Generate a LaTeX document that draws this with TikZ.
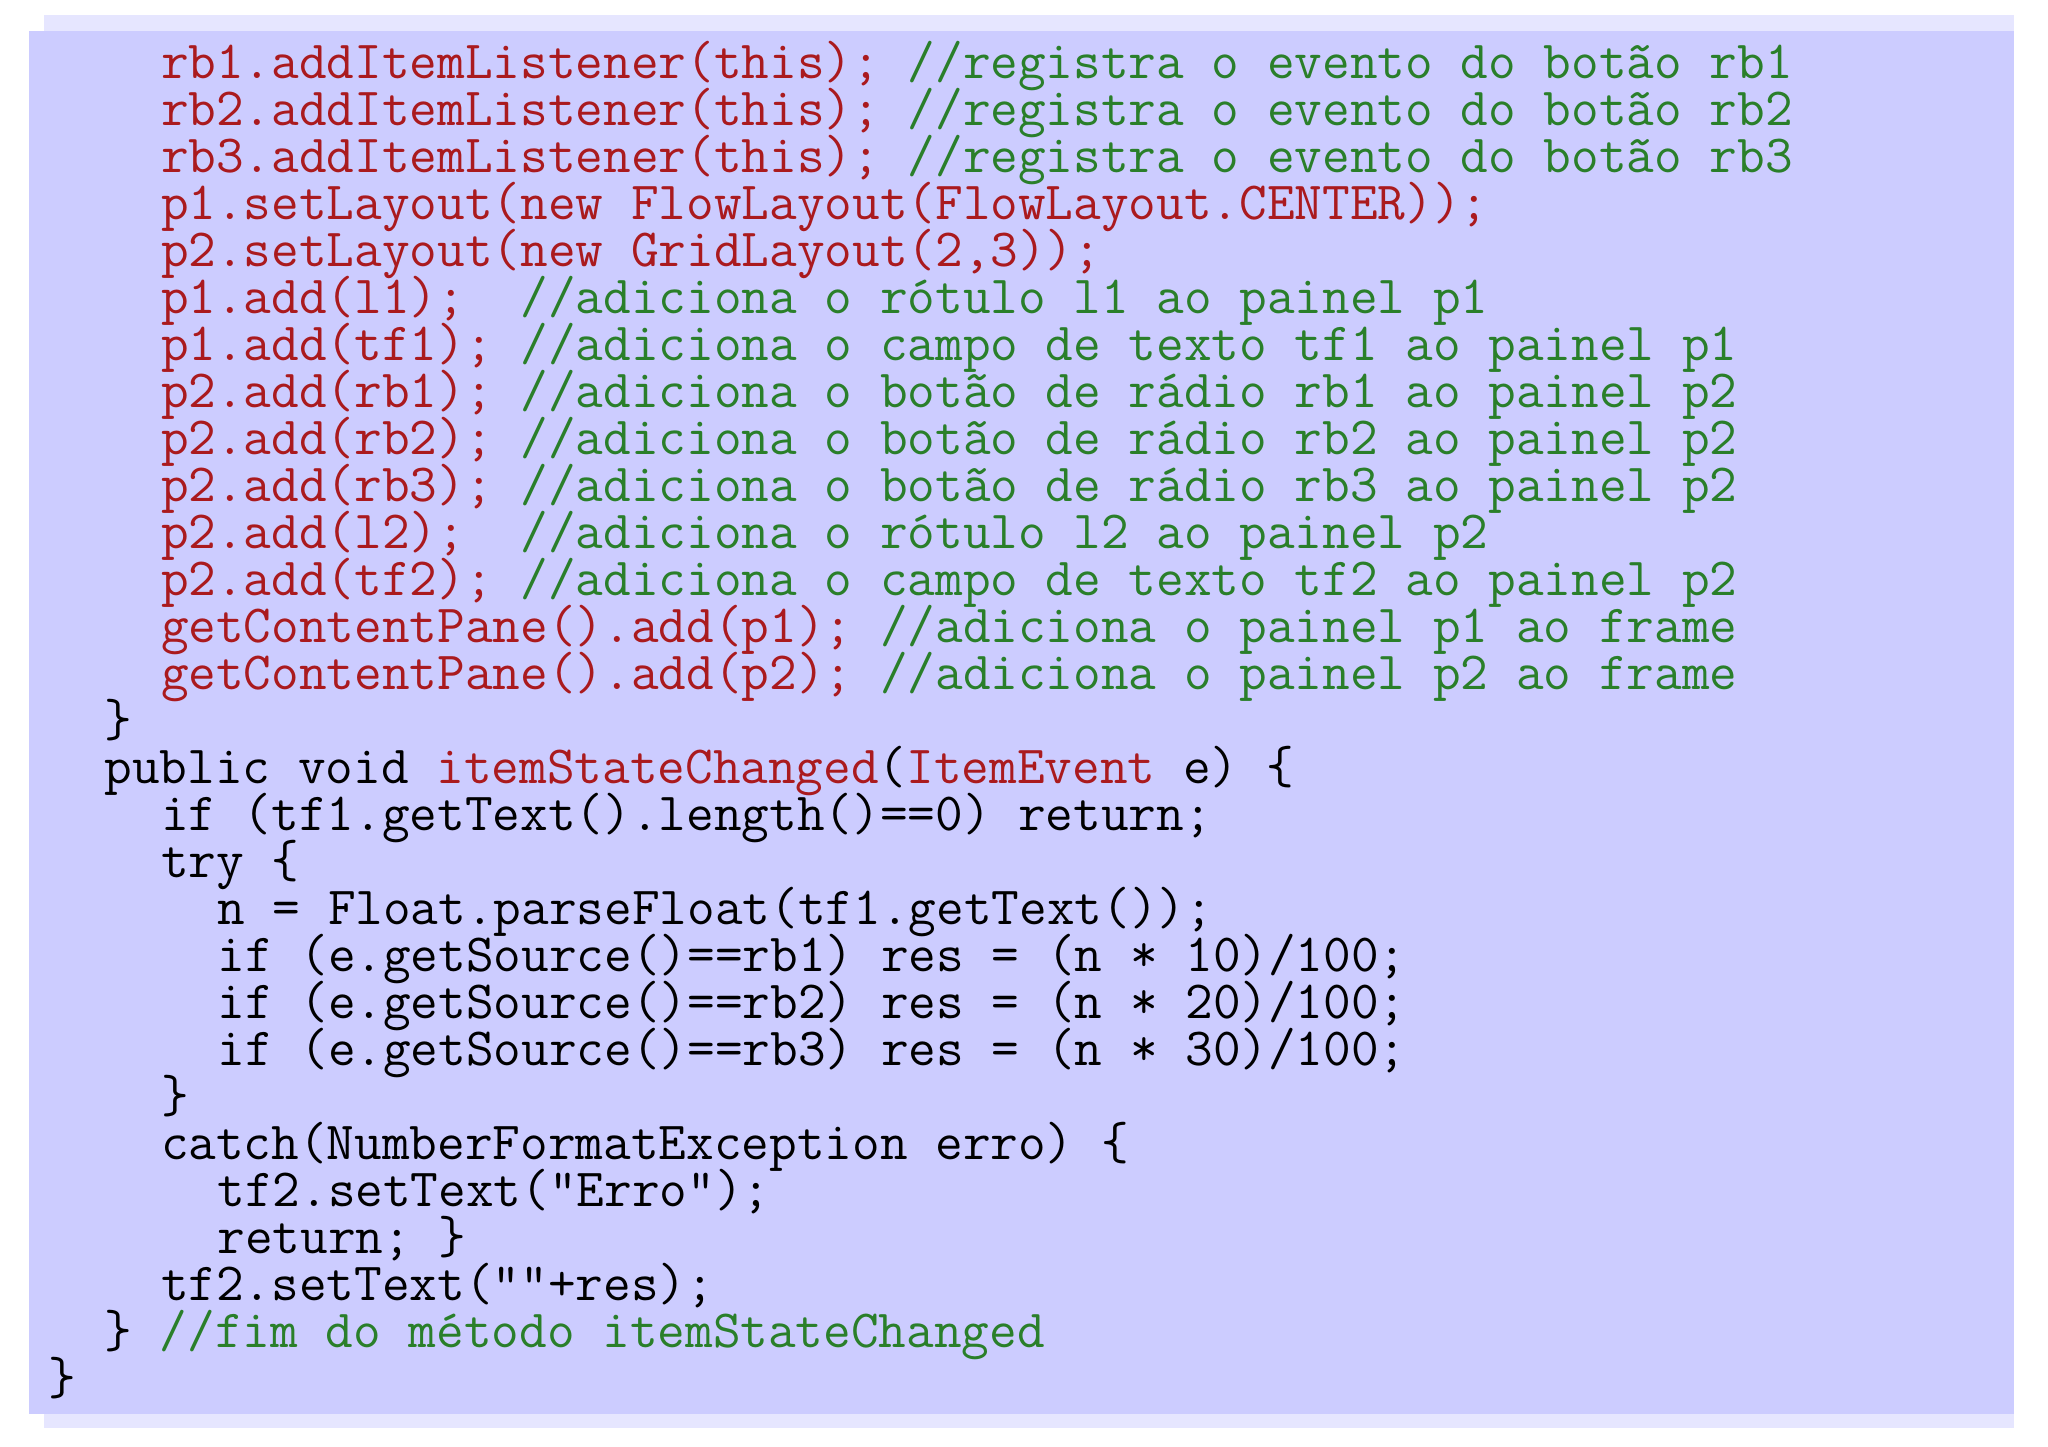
\documentclass[tikz,border=0pt]{standalone}
\usepackage{fontspec}
\definecolor{bgmain}{HTML}{CCCCFF}
\definecolor{bgshadow}{HTML}{E6E6FF}
\definecolor{kred}{HTML}{AA1A1E}
\definecolor{kgreen}{HTML}{2A7F2A}
\newcommand{\R}[1]{\textcolor{kred}{#1}}
\newcommand{\G}[1]{\textcolor{kgreen}{#1}}
\tikzset{codeline/.style={anchor=base west,inner sep=0pt,font=\ttfamily\fontsize{53.7pt}{47pt}\selectfont}}
\newcommand{\Ln}[3]{\node[codeline] (l#1) at ({48pt+#2*28.2pt},{1447pt-79pt-(#1-1)*47pt}) {#3};}
\begin{document}
\begin{tikzpicture}[x=1pt,y=1pt]
\useasboundingbox (0,0) rectangle (2048,1447);
\fill[bgshadow] (44,1447-1428) rectangle (2014,1447-15);
\fill[bgmain] (29,1447-1414) rectangle (2014,1447-31);
\Ln{1}{4}{\R{rb1.addItemListener(this);} \G{//registra o evento do botão rb1}}
\Ln{2}{4}{\R{rb2.addItemListener(this);} \G{//registra o evento do botão rb2}}
\Ln{3}{4}{\R{rb3.addItemListener(this);} \G{//registra o evento do botão rb3}}
\Ln{4}{4}{\R{p1.setLayout(new FlowLayout(FlowLayout.CENTER));}}
\Ln{5}{4}{\R{p2.setLayout(new GridLayout(2,3));}}
\Ln{6}{4}{\R{p1.add(l1);}~~\G{//adiciona o rótulo l1 ao painel p1}}
\Ln{7}{4}{\R{p1.add(tf1);} \G{//adiciona o campo de texto tf1 ao painel p1}}
\Ln{8}{4}{\R{p2.add(rb1);} \G{//adiciona o botão de rádio rb1 ao painel p2}}
\Ln{9}{4}{\R{p2.add(rb2);} \G{//adiciona o botão de rádio rb2 ao painel p2}}
\Ln{10}{4}{\R{p2.add(rb3);} \G{//adiciona o botão de rádio rb3 ao painel p2}}
\Ln{11}{4}{\R{p2.add(l2);}~~\G{//adiciona o rótulo l2 ao painel p2}}
\Ln{12}{4}{\R{p2.add(tf2);} \G{//adiciona o campo de texto tf2 ao painel p2}}
\Ln{13}{4}{\R{getContentPane().add(p1);} \G{//adiciona o painel p1 ao frame}}
\Ln{14}{4}{\R{getContentPane().add(p2);} \G{//adiciona o painel p2 ao frame}}
\Ln{15}{2}{\}}
\Ln{16}{2}{public void \R{itemStateChanged}(\R{ItemEvent} e) \{}
\Ln{17}{4}{if (tf1.getText().length()==0) return;}
\Ln{18}{4}{try \{}
\Ln{19}{6}{n = Float.parseFloat(tf1.getText());}
\Ln{20}{6}{if (e.getSource()==rb1) res = (n * 10)/100;}
\Ln{21}{6}{if (e.getSource()==rb2) res = (n * 20)/100;}
\Ln{22}{6}{if (e.getSource()==rb3) res = (n * 30)/100;}
\Ln{23}{4}{\}}
\Ln{24}{4}{catch(NumberFormatException erro) \{}
\Ln{25}{6}{tf2.setText("Erro");}
\Ln{26}{6}{return; \}}
\Ln{27}{4}{tf2.setText(""+res);}
\Ln{28}{2}{\} \G{//fim do método itemStateChanged}}
\Ln{29}{0}{\}}
\end{tikzpicture}
\end{document}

□ □ □

*What is asked*: Omit the pictures and output all of the other material exactly.

*Written answer*:
Generate a LaTeX document that draws this with TikZ.
\documentclass[tikz,border=0pt]{standalone}
\usepackage{fontspec}
\definecolor{bgmain}{HTML}{CCCCFF}
\definecolor{bgshadow}{HTML}{E6E6FF}
\definecolor{kred}{HTML}{AA1A1E}
\definecolor{kgreen}{HTML}{2A7F2A}
\newcommand{\R}[1]{\textcolor{kred}{#1}}
\newcommand{\G}[1]{\textcolor{kgreen}{#1}}
\tikzset{codeline/.style={anchor=base west,inner sep=0pt,font=\ttfamily\fontsize{53.7pt}{47pt}\selectfont}}
\newcommand{\Ln}[3]{\node[codeline] (l#1) at ({48pt+#2*28.2pt},{1447pt-79pt-(#1-1)*47pt}) {#3};}
\begin{document}
\begin{tikzpicture}[x=1pt,y=1pt]
\useasboundingbox (0,0) rectangle (2048,1447);
\fill[bgshadow] (44,1447-1428) rectangle (2014,1447-15);
\fill[bgmain] (29,1447-1414) rectangle (2014,1447-31);
\Ln{1}{4}{\R{rb1.addItemListener(this);} \G{//registra o evento do botão rb1}}
\Ln{2}{4}{\R{rb2.addItemListener(this);} \G{//registra o evento do botão rb2}}
\Ln{3}{4}{\R{rb3.addItemListener(this);} \G{//registra o evento do botão rb3}}
\Ln{4}{4}{\R{p1.setLayout(new FlowLayout(FlowLayout.CENTER));}}
\Ln{5}{4}{\R{p2.setLayout(new GridLayout(2,3));}}
\Ln{6}{4}{\R{p1.add(l1);}~~\G{//adiciona o rótulo l1 ao painel p1}}
\Ln{7}{4}{\R{p1.add(tf1);} \G{//adiciona o campo de texto tf1 ao painel p1}}
\Ln{8}{4}{\R{p2.add(rb1);} \G{//adiciona o botão de rádio rb1 ao painel p2}}
\Ln{9}{4}{\R{p2.add(rb2);} \G{//adiciona o botão de rádio rb2 ao painel p2}}
\Ln{10}{4}{\R{p2.add(rb3);} \G{//adiciona o botão de rádio rb3 ao painel p2}}
\Ln{11}{4}{\R{p2.add(l2);}~~\G{//adiciona o rótulo l2 ao painel p2}}
\Ln{12}{4}{\R{p2.add(tf2);} \G{//adiciona o campo de texto tf2 ao painel p2}}
\Ln{13}{4}{\R{getContentPane().add(p1);} \G{//adiciona o painel p1 ao frame}}
\Ln{14}{4}{\R{getContentPane().add(p2);} \G{//adiciona o painel p2 ao frame}}
\Ln{15}{2}{\}}
\Ln{16}{2}{public void \R{itemStateChanged}(\R{ItemEvent} e) \{}
\Ln{17}{4}{if (tf1.getText().length()==0) return;}
\Ln{18}{4}{try \{}
\Ln{19}{6}{n = Float.parseFloat(tf1.getText());}
\Ln{20}{6}{if (e.getSource()==rb1) res = (n * 10)/100;}
\Ln{21}{6}{if (e.getSource()==rb2) res = (n * 20)/100;}
\Ln{22}{6}{if (e.getSource()==rb3) res = (n * 30)/100;}
\Ln{23}{4}{\}}
\Ln{24}{4}{catch(NumberFormatException erro) \{}
\Ln{25}{6}{tf2.setText("Erro");}
\Ln{26}{6}{return; \}}
\Ln{27}{4}{tf2.setText(""+res);}
\Ln{28}{2}{\} \G{//fim do método itemStateChanged}}
\Ln{29}{0}{\}}
\end{tikzpicture}
\end{document}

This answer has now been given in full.